Include the line containing "const cYTicks = [-9, -8, -7];" and all lines before it, repeated exactly from the listing below, without pictures.
····················
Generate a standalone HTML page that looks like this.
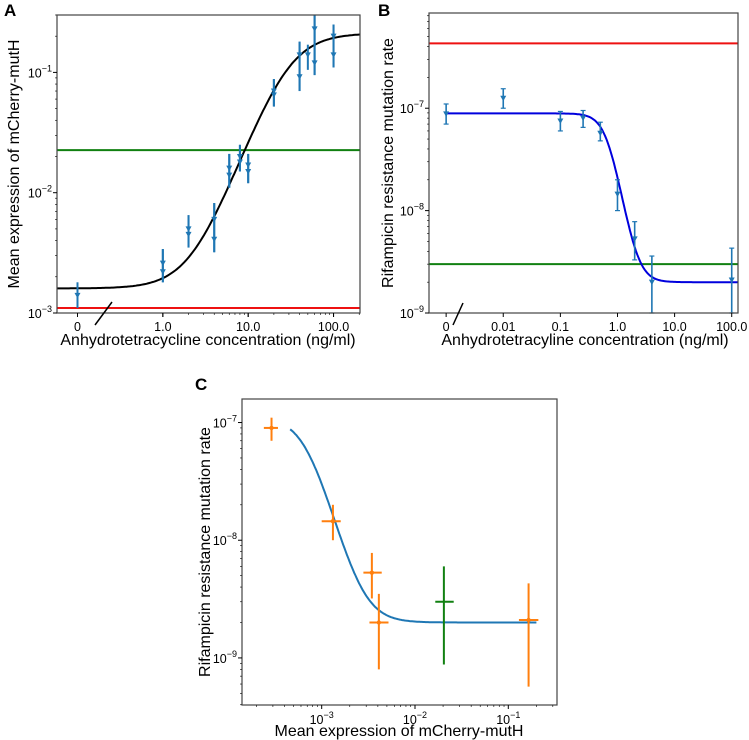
<!DOCTYPE html>
<html><head><meta charset="utf-8"><style>
html,body{margin:0;padding:0;background:#fff}
svg{display:block;font-family:"Liberation Sans","DejaVu Sans",sans-serif}
</style></head><body>
<svg id="fig" width="749" height="740" viewBox="0 0 749 740"></svg>
<script>
// ---- Panel A data ----
const aConc = [0, 1, 1, 2, 2, 4, 4, 6, 6, 8, 8, 10, 10, 20, 20, 40, 40, 50, 60, 60, 100, 100];
const aExpr = [0.0014, 0.0026, 0.0022, 0.005, 0.0045, 0.006, 0.0041, 0.016, 0.014, 0.02, 0.018, 0.017, 0.015, 0.07, 0.065, 0.14, 0.092, 0.14, 0.23, 0.12, 0.2, 0.14];
const aLo = [0.0011, 0.0018, 0.0018, 0.0035, 0.0035, 0.0032, 0.0032, 0.011, 0.011, 0.015, 0.015, 0.012, 0.012, 0.052, 0.052, 0.07, 0.07, 0.105, 0.095, 0.095, 0.11, 0.11];
const aHi = [0.0018, 0.0034, 0.0034, 0.0065, 0.0065, 0.0082, 0.0082, 0.021, 0.021, 0.025, 0.025, 0.021, 0.021, 0.088, 0.088, 0.18, 0.18, 0.17, 0.3, 0.3, 0.25, 0.25];
const aFit = [0.0016, 0.21, 29, 1.9]; // base, top, K, n
const aGreen = 0.0226, aRed = 0.0011;
const aXTicks = ["0", "1.0", "10.0", "100.0"];
const aYTicks = [-3, -2, -1];
// ---- Panel B data ----
const bConc = [0, 0.01, 0.1, 0.25, 0.5, 1, 2, 4, 100];
const bRate = [8.8e-8, 1.25e-7, 7.5e-8, 8e-8, 5.7e-8, 1.45e-8, 5.3e-9, 2e-9, 2.1e-9];
const bLo = [7e-8, 1e-7, 6e-8, 6.5e-8, 4.8e-8, 1e-8, 3.3e-9, 1e-9, 1e-9];
const bHi = [1.1e-7, 1.55e-7, 9.3e-8, 9.5e-8, 7.3e-8, 2e-8, 7.8e-9, 3.6e-9, 4.3e-9];
const bFit = [2e-9, 8.7e-8, 0.68, 3.3];
const bGreen = 3e-9, bRed = 4.3e-7;
const bXTicks = ["0", "0.01", "0.1", "1.0", "10.0", "100.0"];
const bYTicks = [-9, -8, -7];
// ---- Panel C data ----
const cExpr = [2.9e-4, 1.32e-3, 3.45e-3, 4.1e-3, 0.165];
const cExprLo = [2.4e-4, 1.0e-3, 2.8e-3, 3.25e-3, 0.13];
const cExprHi = [3.4e-4, 1.6e-3, 4.4e-3, 5.2e-3, 0.21];
const cRate = [9e-8, 1.45e-8, 5.3e-9, 2e-9, 2.1e-9];
const cRateLo = [7e-8, 1e-8, 3.2e-9, 8e-10, 5.7e-10];
const cRateHi = [1.1e-7, 2e-8, 7.8e-9, 3.5e-9, 4.3e-9];
const cGreenPt = [0.0204, 0.0165, 0.026, 3e-9, 8.8e-10, 6e-9];
const cFit = [2e-9, 1.1e-7, 7e-4, 3];
const cFitRange = [4.6e-4, 0.2];
const cXTicks = [-3, -2, -1];
const cYTicks = [-9, -8, -7];

const NS = "http://www.w3.org/2000/svg";
const svg = document.getElementById('fig');
function mk(tag, attrs, parent) {
  const e = document.createElementNS(NS, tag);
  for (const k in attrs) e.setAttribute(k, attrs[k]);
  (parent || svg).appendChild(e);
  return e;
}
function lin(d0, d1, r0, r1) { return v => r0 + (v - d0) / (d1 - d0) * (r1 - r0); }
const L = Math.log10;
const BLUE = "#1f77b4";

function sciLabel(g, x, y, exp, anchor) {
  const t = mk('text', {x: x, y: y, 'font-size': 12.5, 'text-anchor': anchor, fill: '#000'}, g);
  
  
  const a = mk('tspan', {}, t); a.textContent = '10';
  const b = mk('tspan', {dy: -6, 'font-size': 9}, t); b.textContent = '\u2212' + Math.abs(exp);
  return t;
}
function box(g, x0, y0, x1, y1) {
  const r = mk('rect', {x: x0, y: y0, width: x1 - x0, height: y1 - y0, fill: 'none', stroke: '#444', 'stroke-width': 1.2}, g);
  
  
}
function yLogTicks(g, sy, x0, lo, hi) {
  for (let d = Math.floor(lo); d <= Math.ceil(hi); d++) {
    for (let m = 1; m < 10; m++) {
      const v = d + L(m);
      if (v < lo - 1e-9 || v > hi + 1e-9) continue;
      const len = m === 1 ? 4 : 2;
      const t = mk('line', {x1: x0 - len, x2: x0, y1: sy(v), y2: sy(v), stroke: '#000', 'stroke-width': m === 1 ? 1 : 0.6}, g);
      
      
    }
  }
}
function xLogTicks(g, sx, y0, lo, hi, minor) {
  for (let d = Math.floor(lo); d <= Math.ceil(hi); d++) {
    for (let m = 1; m < 10; m++) {
      if (m > 1 && !minor) continue;
      const v = d + L(m);
      if (v < lo - 1e-9 || v > hi + 1e-9) continue;
      const len = m === 1 ? 4 : 2;
      const t = mk('line', {x1: sx(v), x2: sx(v), y1: y0, y2: y0 + len, stroke: '#000', 'stroke-width': m === 1 ? 1 : 0.6}, g);
      
      
    }
  }
}
function hline(g, sx0, sx1, y, color, name) {
  const l = mk('line', {x1: sx0, x2: sx1, y1: y, y2: y, stroke: color, 'stroke-width': 2}, g);
  
  
}
function text(g, x, y, s, size, attrs, name) {
  const t = mk('text', Object.assign({x: x, y: y, 'font-size': size, fill: '#000'}, attrs || {}), g);
  t.textContent = s;
  
  
  return t;
}
function tri(g, x, y, color) {
  const p = mk('path', {d: `M${x-3},${y-2.5} L${x+3},${y-2.5} L${x},${y+3} Z`, fill: color}, g);
  
  
}
function vbar(g, x, y1, y2, color, w) {
  const l = mk('line', {x1: x, x2: x, y1: y1, y2: y2, stroke: color, 'stroke-width': w}, g);
  
  
}
function hill(p, x, rising) {
  const r = Math.pow(x / p[2], p[3]);
  return rising ? p[0] + p[1] * r / (1 + r) : p[0] + p[1] / (1 + r);
}

// ===== Panel A =====
(function () {
  const g = mk('g', {});  
  const X0 = 57, X1 = 360, Y0 = 15, Y1 = 313;
  const xlo = -1.24, xhi = 2.31, ylo = -3, yhi = L(0.30);
  const sx = lin(xlo, xhi, X0, X1), sy = lin(ylo, yhi, Y1, Y0);
  const px = c => c === 0 ? -1 : L(c);
  text(g, 4, 16, 'A', 17, {'font-weight': 'bold'}, 'panel-label-a');
  let d = '';
  for (let i = 0; i <= 200; i++) {
    const lx = xlo + (xhi - xlo) * i / 200;
    const y = hill(aFit, Math.pow(10, lx), true);
    d += (i ? 'L' : 'M') + sx(lx).toFixed(1) + ',' + sy(L(y)).toFixed(1);
  }
  hline(g, X0, X1, sy(L(aGreen)), '#118011', 'green-reference-line');
  hline(g, X0, X1, sy(L(aRed)), '#ee1111', 'red-reference-line');
  const c = mk('path', {d: d, fill: 'none', stroke: '#000', 'stroke-width': 2}, g);
  
  
  aConc.forEach((v, i) => {
    const x = sx(px(v));
    vbar(g, x, sy(L(aLo[i])), sy(L(aHi[i])), BLUE, 2);
    tri(g, x, sy(L(aExpr[i])), BLUE);
  });
  box(g, X0, Y0, X1, Y1);
  yLogTicks(g, sy, X0, ylo, yhi);
  xLogTicks(g, sx, Y1, -1, xhi, false);
  xLogTicks(g, sx, Y1, 0, xhi, true);
  aYTicks.forEach(e => sciLabel(g, X0 - 5, sy(e) + 5, e, 'end'));
  aXTicks.forEach((s, i) => text(g, sx(i - 1), Y1 + 18, s, 12.5, {'text-anchor': 'middle'}, 'x-tick-label'));
  const br = mk('line', {x1: 95, y1: 325, x2: 112, y2: 302, stroke: '#000', 'stroke-width': 1.5}, g);
  
  
  text(g, 208, 345, 'Anhydrotetracycline concentration (ng/ml)', 16, {'text-anchor': 'middle'}, 'x-axis-title');
  text(g, 0, 0, 'Mean expression of mCherry-mutH', 16, {'text-anchor': 'middle', transform: 'translate(19,164) rotate(-90)'}, 'y-axis-title');
})();

// ===== Panel B =====
(function () {
  const g = mk('g', {});  
  const X0 = 429, X1 = 738, Y0 = 13, Y1 = 313;
  const xlo = -3.30, xhi = 2.11, ylo = -9, yhi = -6.07;
  const sx = lin(xlo, xhi, X0, X1), sy = lin(ylo, yhi, Y1, Y0);
  const px = c => c === 0 ? -3 : L(c);
  text(g, 378, 16, 'B', 17, {'font-weight': 'bold'}, 'panel-label-b');
  hline(g, X0, X1, sy(L(bRed)), '#ee1111', 'red-reference-line');
  hline(g, X0, X1, sy(L(bGreen)), '#118011', 'green-reference-line');
  let d = '';
  for (let i = 0; i <= 200; i++) {
    const lx = -3 + (xhi - -3) * i / 200;
    const y = hill(bFit, Math.pow(10, lx), false);
    d += (i ? 'L' : 'M') + sx(lx).toFixed(1) + ',' + sy(L(y)).toFixed(1);
  }
  const c = mk('path', {d: d, fill: 'none', stroke: '#0000dd', 'stroke-width': 2}, g);
  
  
  bConc.forEach((v, i) => {
    const x = sx(px(v));
    vbar(g, x, sy(L(bLo[i])), sy(L(bHi[i])), BLUE, 1.6);
    const cap1 = mk('line', {x1: x - 2.5, x2: x + 2.5, y1: sy(L(bLo[i])), y2: sy(L(bLo[i])), stroke: BLUE, 'stroke-width': 1.2}, g);
    
    
    const cap2 = mk('line', {x1: x - 2.5, x2: x + 2.5, y1: sy(L(bHi[i])), y2: sy(L(bHi[i])), stroke: BLUE, 'stroke-width': 1.2}, g);
    
    
    tri(g, x, sy(L(bRate[i])), BLUE);
  });
  box(g, X0, Y0, X1, Y1);
  yLogTicks(g, sy, X0, ylo, yhi);
  xLogTicks(g, sx, Y1, -3, xhi, false);
  bYTicks.forEach(e => sciLabel(g, X0 - 5, sy(e) + 5, e, 'end'));
  bXTicks.forEach((s, i) => text(g, sx(i - 3), Y1 + 18, s, 12.5, {'text-anchor': 'middle'}, 'x-tick-label'));
  const br = mk('line', {x1: 453, y1: 325, x2: 463, y2: 303, stroke: '#000', 'stroke-width': 1.5}, g);
  
  
  text(g, 585, 345, 'Anhydrotetracyline concentration (ng/ml)', 16, {'text-anchor': 'middle'}, 'x-axis-title');
  text(g, 0, 0, 'Rifampicin resistance mutation rate', 16, {'text-anchor': 'middle', transform: 'translate(393,163) rotate(-90)'}, 'y-axis-title');
})();

// ===== Panel C =====
(function () {
  const g = mk('g', {});  
  const X0 = 242, X1 = 557, Y0 = 399, Y1 = 705;
  const xlo = -3.854, xhi = -0.478, ylo = -9.40, yhi = -6.80;
  const sx = lin(xlo, xhi, X0, X1), sy = lin(ylo, yhi, Y1, Y0);
  text(g, 195, 390, 'C', 17, {'font-weight': 'bold'}, 'panel-label-c');
  let d = '';
  const a = L(cFitRange[0]), b = L(cFitRange[1]);
  for (let i = 0; i <= 200; i++) {
    const lx = a + (b - a) * i / 200;
    const y = hill(cFit, Math.pow(10, lx), false);
    d += (i ? 'L' : 'M') + sx(lx).toFixed(1) + ',' + sy(L(y)).toFixed(1);
  }
  const c = mk('path', {d: d, fill: 'none', stroke: BLUE, 'stroke-width': 2}, g);
  
  
  const OR = '#ff7f0e';
  cExpr.forEach((v, i) => {
    const x = sx(L(v)), y = sy(L(cRate[i]));
    vbar(g, x, sy(L(cRateLo[i])), sy(L(cRateHi[i])), OR, 2);
    const h = mk('line', {x1: sx(L(cExprLo[i])), x2: sx(L(cExprHi[i])), y1: y, y2: y, stroke: OR, 'stroke-width': 2}, g);
    
    
    const dot = mk('circle', {cx: x, cy: y, r: 2.2, fill: OR}, g);
    
    
  });
  const GR = '#118011';
  const gx = sx(L(cGreenPt[0])), gy = sy(L(cGreenPt[3]));
  vbar(g, gx, sy(L(cGreenPt[4])), sy(L(cGreenPt[5])), GR, 2);
  const gh = mk('line', {x1: sx(L(cGreenPt[1])), x2: sx(L(cGreenPt[2])), y1: gy, y2: gy, stroke: GR, 'stroke-width': 2}, g);
  
  
  box(g, X0, Y0, X1, Y1);
  yLogTicks(g, sy, X0, ylo, yhi);
  xLogTicks(g, sx, Y1, xlo, xhi, true);
  cYTicks.forEach(e => sciLabel(g, X0 - 5, sy(e) + 5, e, 'end'));
  cXTicks.forEach(e => sciLabel(g, sx(e), Y1 + 19, e, 'middle'));
  text(g, 399, 736, 'Mean expression of mCherry-mutH', 16, {'text-anchor': 'middle'}, 'x-axis-title');
  text(g, 0, 0, 'Rifampicin resistance mutation rate', 16, {'text-anchor': 'middle', transform: 'translate(210,552) rotate(-90)'}, 'y-axis-title');
})();
</script>
</body></html>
····················
Problem solution
Generate a standalone HTML page that looks like this.
<!DOCTYPE html>
<html><head><meta charset="utf-8"><style>
html,body{margin:0;padding:0;background:#fff}
svg{display:block;font-family:"Liberation Sans","DejaVu Sans",sans-serif}
</style></head><body>
<svg id="fig" width="749" height="740" viewBox="0 0 749 740"></svg>
<script>
// ---- Panel A data ----
const aConc = [0, 1, 1, 2, 2, 4, 4, 6, 6, 8, 8, 10, 10, 20, 20, 40, 40, 50, 60, 60, 100, 100];
const aExpr = [0.0014, 0.0026, 0.0022, 0.005, 0.0045, 0.006, 0.0041, 0.016, 0.014, 0.02, 0.018, 0.017, 0.015, 0.07, 0.065, 0.14, 0.092, 0.14, 0.23, 0.12, 0.2, 0.14];
const aLo = [0.0011, 0.0018, 0.0018, 0.0035, 0.0035, 0.0032, 0.0032, 0.011, 0.011, 0.015, 0.015, 0.012, 0.012, 0.052, 0.052, 0.07, 0.07, 0.105, 0.095, 0.095, 0.11, 0.11];
const aHi = [0.0018, 0.0034, 0.0034, 0.0065, 0.0065, 0.0082, 0.0082, 0.021, 0.021, 0.025, 0.025, 0.021, 0.021, 0.088, 0.088, 0.18, 0.18, 0.17, 0.3, 0.3, 0.25, 0.25];
const aFit = [0.0016, 0.21, 29, 1.9]; // base, top, K, n
const aGreen = 0.0226, aRed = 0.0011;
const aXTicks = ["0", "1.0", "10.0", "100.0"];
const aYTicks = [-3, -2, -1];
// ---- Panel B data ----
const bConc = [0, 0.01, 0.1, 0.25, 0.5, 1, 2, 4, 100];
const bRate = [8.8e-8, 1.25e-7, 7.5e-8, 8e-8, 5.7e-8, 1.45e-8, 5.3e-9, 2e-9, 2.1e-9];
const bLo = [7e-8, 1e-7, 6e-8, 6.5e-8, 4.8e-8, 1e-8, 3.3e-9, 1e-9, 1e-9];
const bHi = [1.1e-7, 1.55e-7, 9.3e-8, 9.5e-8, 7.3e-8, 2e-8, 7.8e-9, 3.6e-9, 4.3e-9];
const bFit = [2e-9, 8.7e-8, 0.68, 3.3];
const bGreen = 3e-9, bRed = 4.3e-7;
const bXTicks = ["0", "0.01", "0.1", "1.0", "10.0", "100.0"];
const bYTicks = [-9, -8, -7];
// ---- Panel C data ----
const cExpr = [2.9e-4, 1.32e-3, 3.45e-3, 4.1e-3, 0.165];
const cExprLo = [2.4e-4, 1.0e-3, 2.8e-3, 3.25e-3, 0.13];
const cExprHi = [3.4e-4, 1.6e-3, 4.4e-3, 5.2e-3, 0.21];
const cRate = [9e-8, 1.45e-8, 5.3e-9, 2e-9, 2.1e-9];
const cRateLo = [7e-8, 1e-8, 3.2e-9, 8e-10, 5.7e-10];
const cRateHi = [1.1e-7, 2e-8, 7.8e-9, 3.5e-9, 4.3e-9];
const cGreenPt = [0.0204, 0.0165, 0.026, 3e-9, 8.8e-10, 6e-9];
const cFit = [2e-9, 1.1e-7, 7e-4, 3];
const cFitRange = [4.6e-4, 0.2];
const cXTicks = [-3, -2, -1];
const cYTicks = [-9, -8, -7];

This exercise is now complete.